Previous forecasts had suggested that Atlanta could receive a good amount of rain this weekend, but Ian’s track has taken it well east of the city.

Though both teams have the day off Thursday, MLB reportedly is not considering starting the series then. MLB also has not given serious consideration to moving the series to a neutral site.

On Wednesday, Mets Manager Buck Showalter jokingly told reporters he was on “double-secret probation” when asked to disclose details about the plans but said “we know what’s going on.” A decision could come any time before Friday morning.

The Mets will enter the series with a one-game lead over the Braves in the NL East. (Both have clinched at least wild-card berths.) Both teams’ seasons end Oct. 5, and the playoffs are not scheduled to begin until two days later, meaning games could be made up Oct. 6, if needed.

The Philadelphia Phillies, who hold a half-game lead on the Milwaukee Brewers for the NL’s final wild-card berth, begin a four-game series against the Nationals in Washington on Friday. The D.C. area is expected to get rain from Ian’s remnants over the weekend, so Saturday’s scheduled doubleheader has been moved to Friday.

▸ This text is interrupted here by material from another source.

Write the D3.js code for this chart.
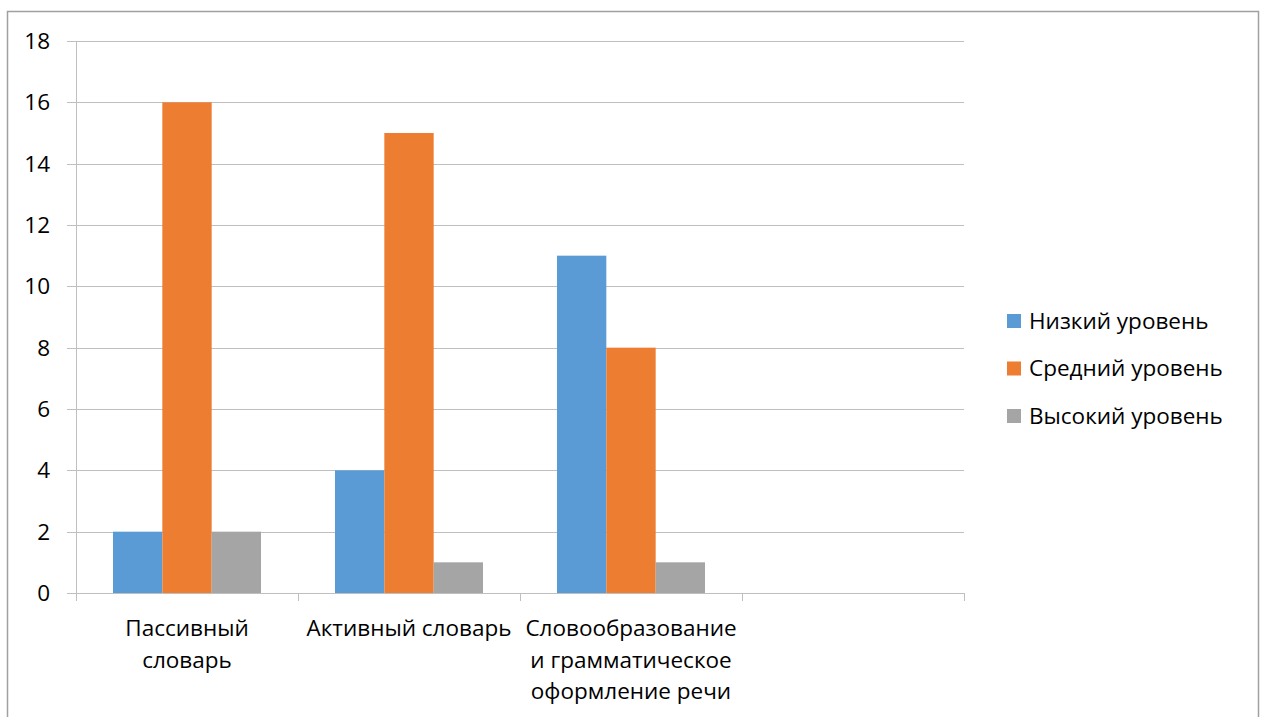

The game scheduled for 7:05 p.m. Saturday — the second game of an originally scheduled doubleheader that day — now will be played at 1:05 p.m. Friday, before that day’s 7:05 p.m. game. The game scheduled for 1:05 p.m. Saturday will be played as scheduled.

NHL

The Tampa Bay Lightning moved its training camp to Nashville. It will play an exhibition game against the Predators in Nashville on Thursday — the game originally was supposed to be played in Tampa — and remain there to play the Predators again Friday in a game that had been previously scheduled. Wednesday’s scheduled preseason home game against the Carolina Hurricanes was postponed.